魏揚更補充說,「我覺得那個空間不只是圍牆和硬體,而是當我們覺得攻下立法院是很難做到的事時,也藉此塑造了議場的崇高性」,但議場內又無法即時理解議場外的狀況與群眾的焦慮,媒體和大眾又將目光投注在議場內的空間,使運動者必須去強化這個空間的重要性、神聖性,如此一來就讓這個運動存在矛盾。

魏揚認為當時無論是長期抗戰,或階段性運動的都應該內外打通,並將決策核心移到立法院的廣場,否則現場群眾就是懸在那裏而感到焦慮。但當時人們太注重議場的形象,認為貿然有擴大佔領的行動,會讓警察順勢把群眾清走,因而有維持現狀的決定。

除此之外,魏揚認為「組織互動的方式,比空間的區分,更是當時溝通隔閡的關鍵」,魏揚提到,318學運以前抗爭的規模較小,大多是一兩個團體事前已經知道有哪些夥伴,決策機制事前也清楚,這場若是農陣主導,就是由他們做決策,其他去的人就是幫助的角色,有個相對明確且行之有年動員的模式。

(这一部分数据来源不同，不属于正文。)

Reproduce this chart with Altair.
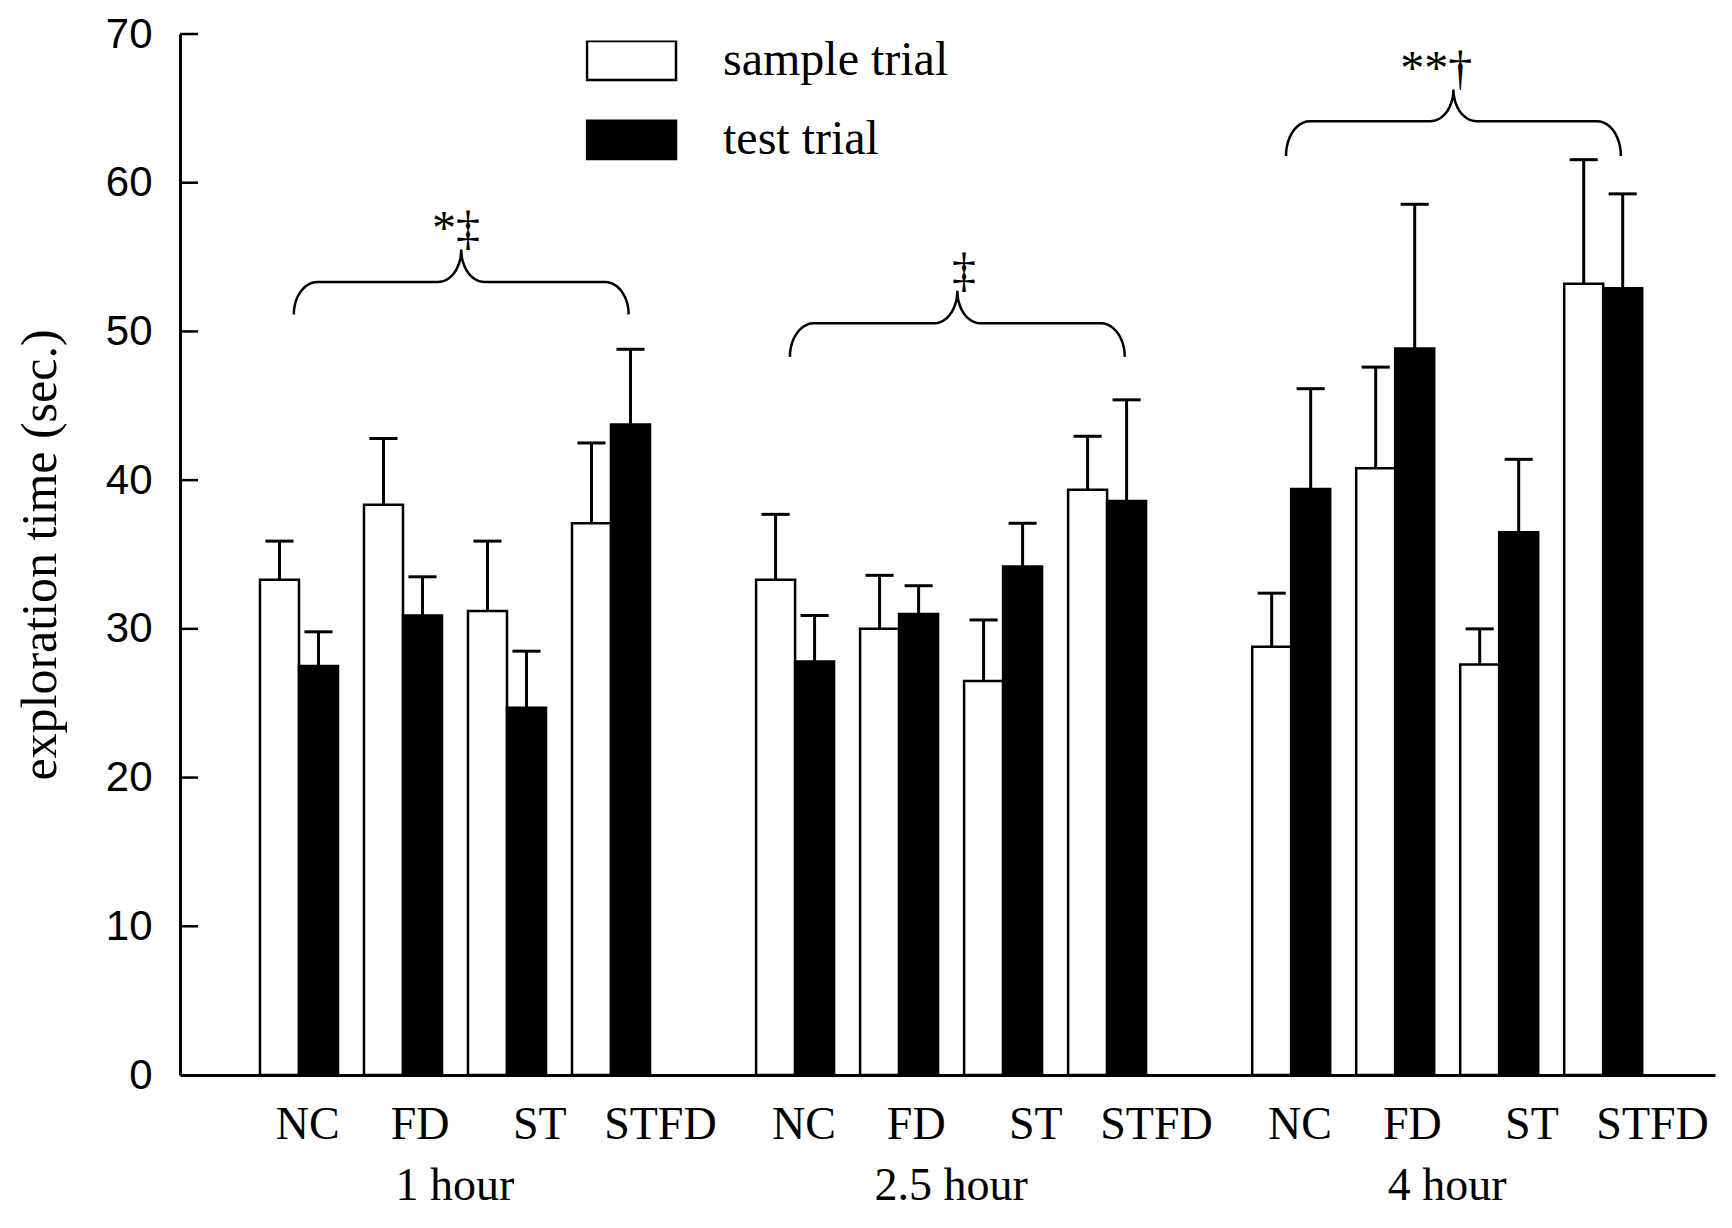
import json
import numpy as np
import pandas as pd
import altair as alt

# ---------------- data ----------------
hours = ["1 hour", "2.5 hour", "4 hour"]
treatments = ["NC", "FD", "ST", "STFD"]
trials = ["sample trial", "test trial"]

# order: hour-major, treatment-minor
sample_mean = [33.3, 38.35, 31.2, 37.1, 33.3, 30.0, 26.5, 39.35, 28.8, 40.8, 27.6, 53.2]
sample_se = [2.6, 4.45, 4.7, 5.4, 4.4, 3.6, 4.1, 3.6, 3.6, 6.8, 2.4, 8.35]
test_mean = [27.5, 30.9, 24.7, 43.75, 27.8, 31.0, 34.2, 38.6, 39.4, 48.85, 36.5, 52.9]
test_se = [2.3, 2.6, 3.8, 5.05, 3.1, 1.9, 2.9, 6.8, 6.75, 9.7, 4.9, 6.35]

sig_text = ["*\u2021", "\u2021", "**\u2020"]
brace_tip = [51.15, 48.29, 61.8]
brace_bar = [53.33, 50.55, 64.14]
brace_peak = [55.5, 52.73, 66.27]
y_ticks = [0, 10, 20, 30, 40, 50, 60, 70]

# ---------------- layout / style constants ----------------
GROUP_STEP = 4.77
BAR_W = 0.375
CAP_HALF = 0.135
X_DOMAIN = [-1.144, 13.615]
LABEL_NUDGE = [0.08, 0.16, 0.31, 0.47]
BRACE_PAD = (-0.05, 0.17)
END_W = 0.23
CUSP_W = 0.22
SIG_DX = 0.18
SIG_DY = 0.35
SERIF = "Liberation Serif"
SANS = "Liberation Sans"

# ---------------- tables ----------------
rows = []
for g, h in enumerate(hours):
    for t, tr in enumerate(treatments):
        i = g * 4 + t
        rows.append(dict(hour=h, treatment=tr, gi=g, ti=t, trial=trials[0],
                         mean=sample_mean[i], se=sample_se[i]))
        rows.append(dict(hour=h, treatment=tr, gi=g, ti=t, trial=trials[1],
                         mean=test_mean[i], se=test_se[i]))
df = pd.DataFrame(rows)

brace_rows = []
sig_rows = []
th = np.linspace(0, np.pi / 2, 12)
for g in range(len(hours)):
    xl = g * GROUP_STEP + BRACE_PAD[0]
    xr = g * GROUP_STEP + 3 + BRACE_PAD[1]
    xm = (xl + xr) / 2
    yb, yh, yp = brace_tip[g], brace_bar[g], brace_peak[g]
    pts = []
    pts += [(xl + END_W * (1 - np.cos(a)), yb + (yh - yb) * np.sin(a)) for a in th]
    pts += [(xm - CUSP_W + CUSP_W * np.sin(a), yh + (yp - yh) * (1 - np.cos(a))) for a in th]
    pts += [(xm + CUSP_W - CUSP_W * np.sin(a), yh + (yp - yh) * (1 - np.cos(a))) for a in th[::-1]]
    pts += [(xr - END_W * (1 - np.cos(a)), yb + (yh - yb) * np.sin(a)) for a in th[::-1]]
    for k, (bx, by) in enumerate(pts):
        brace_rows.append(dict(brace=g, k=k, bx=float(bx), by=float(by)))
    sig_rows.append(dict(sig=sig_text[g], sx=xm + SIG_DX, sy=yp + SIG_DY))
df_brace = pd.DataFrame(brace_rows)
df_sig = pd.DataFrame(sig_rows)
df_hours = pd.DataFrame({"hour": hours, "gi": list(range(len(hours)))})
df_ticks = pd.DataFrame({"v": y_ticks[1:]})

tick_vals = [round(g * GROUP_STEP + t + LABEL_NUDGE[t], 4)
             for g in range(len(hours)) for t in range(len(treatments))]
tick_labels = treatments * len(hours)
label_expr = f"{json.dumps(tick_labels)}[indexof({json.dumps(tick_vals)}, datum.value)]"

xscale = alt.Scale(domain=X_DOMAIN, nice=False, zero=False)
yscale = alt.Scale(domain=[0, 70], nice=False, zero=True)

x_axis = alt.Axis(values=tick_vals, labelExpr=label_expr, title=None, ticks=False, grid=False,
                  domainColor="black", domainWidth=3, labelFont=SERIF, labelFontSize=46,
                  labelColor="black", labelPadding=27, labelOverlap=False, labelFlush=False,
                  labelBound=False)
y_axis = alt.Axis(values=y_ticks, title="exploration time (sec.)", ticks=False, grid=False,
                  domainColor="black", domainWidth=3, labelFont=SANS, labelFontSize=42,
                  labelColor="black", labelPadding=28, labelFlush=False, labelOverlap=False,
                  titleFont=SERIF, titleFontSize=50, titleFontWeight="normal",
                  titleColor="black", titlePadding=40)

legend_path = "M-1,-0.44L1,-0.44L1,0.44L-1,0.44Z"

base = alt.Chart(df).transform_calculate(
    c=f"datum.gi * {GROUP_STEP} + datum.ti",
).transform_calculate(
    x1=f"datum.c - (datum.trial == '{trials[0]}' ? {BAR_W} : 0)",
).transform_calculate(
    x2=f"datum.x1 + {BAR_W}",
    xe=f"datum.x1 + {BAR_W / 2}",
    top="datum.mean + datum.se",
).transform_calculate(
    cl=f"datum.xe - {CAP_HALF}",
    cr=f"datum.xe + {CAP_HALF}",
)


def X(field):
    return alt.X(field, scale=xscale, axis=x_axis)


def Y(field):
    return alt.Y(field, scale=yscale, axis=y_axis)


bars = base.mark_bar(stroke="black", strokeWidth=2.5).encode(
    x=X("x1:Q"),
    x2="x2:Q",
    y=Y("mean:Q"),
    y2=alt.datum(0),
    fill=alt.Fill("trial:N", scale=alt.Scale(domain=trials, range=["white", "black"]),
                  legend=alt.Legend(title=None, orient="none", legendX=405.5, legendY=6.5,
                                    symbolType=legend_path, symbolSize=7921,
                                    symbolStrokeColor="black", symbolStrokeWidth=2.5,
                                    labelFont=SERIF, labelFontSize=48, labelColor="black",
                                    labelOffset=45.5, labelLimit=400, rowPadding=31,
                                    clipHeight=40, padding=0)),
)

err = base.mark_rule(color="black", strokeWidth=3).encode(
    x=X("xe:Q"),
    y=Y("mean:Q"),
    y2="top:Q",
)
caps = base.mark_rule(color="black", strokeWidth=3).encode(
    x=X("cl:Q"),
    x2="cr:Q",
    y=Y("top:Q"),
)

yticks = alt.Chart(df_ticks).mark_rule(color="black", strokeWidth=2.5).encode(
    y=Y("v:Q"),
    x=alt.value(0),
    x2=alt.value(18),
)

braces = alt.Chart(df_brace).mark_line(color="black", strokeWidth=2.5).encode(
    x=X("bx:Q"),
    y=Y("by:Q"),
    detail="brace:N",
    order="k:Q",
)

sigs = alt.Chart(df_sig).mark_text(font=SERIF, fontSize=48, align="right",
                                   baseline="alphabetic", color="black").encode(
    x=X("sx:Q"),
    y=Y("sy:Q"),
    text="sig:N",
)

hour_labels = alt.Chart(df_hours).transform_calculate(
    gx=f"datum.gi * {GROUP_STEP} + 1.5"
).mark_text(
    font=SERIF, fontSize=46, baseline="middle", align="center", color="black"
).encode(x=X("gx:Q"), y=alt.value(1152), text="hour:N")

chart = alt.layer(bars, err, caps, yticks, braces, sigs, hour_labels).properties(
    width=1535,
    height=1041,
    autosize=alt.AutoSizeParams(type="none"),
    padding={"left": 172, "top": 26, "right": 9, "bottom": 141},
).configure_view(stroke=None)

chart.save("out.html", embed_options={"renderer": "svg", "actions": False})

但回憶3月18日當晚,魏揚說,大家一開始攻進立法院,從來沒有想到會佔領,但攻進去後人數跟規模迅速地膨脹,既有的決策模式要做相對應的調整,因此除納入更多領頭的組織外,素人也進到議場來參與運作。當時決策時間短,且歷經劇烈的重組,既有人際的擴大,也有人跟人之間的不合,組織跟組織間的不合,318前原本一起在街頭互動的人,覺得這個運動突然有很多生面孔進來,素人參與卻成為決策,這樣的組織變動,魏揚認為也是造成溝通隔閡的關鍵。

談323行政院事件:不可忽視立院與政院的空間差異

許多人對於魏揚的印象,是323行政院事件的總指揮,甚至當時媒體都稱他為「首謀」,但魏揚很明白的說道,「做決策的時候我並不在,後來才知道要到行政院」,魏揚提到,323佔領行政院有很長的討論脈絡,包含是否要打通立法院議場內外,並把警察全然排除出去,以降低現場群眾很消耗的感覺與焦慮,讓群眾不再只是「守護」議場內的人,也因此當時有號召群眾去國民黨部前抗議。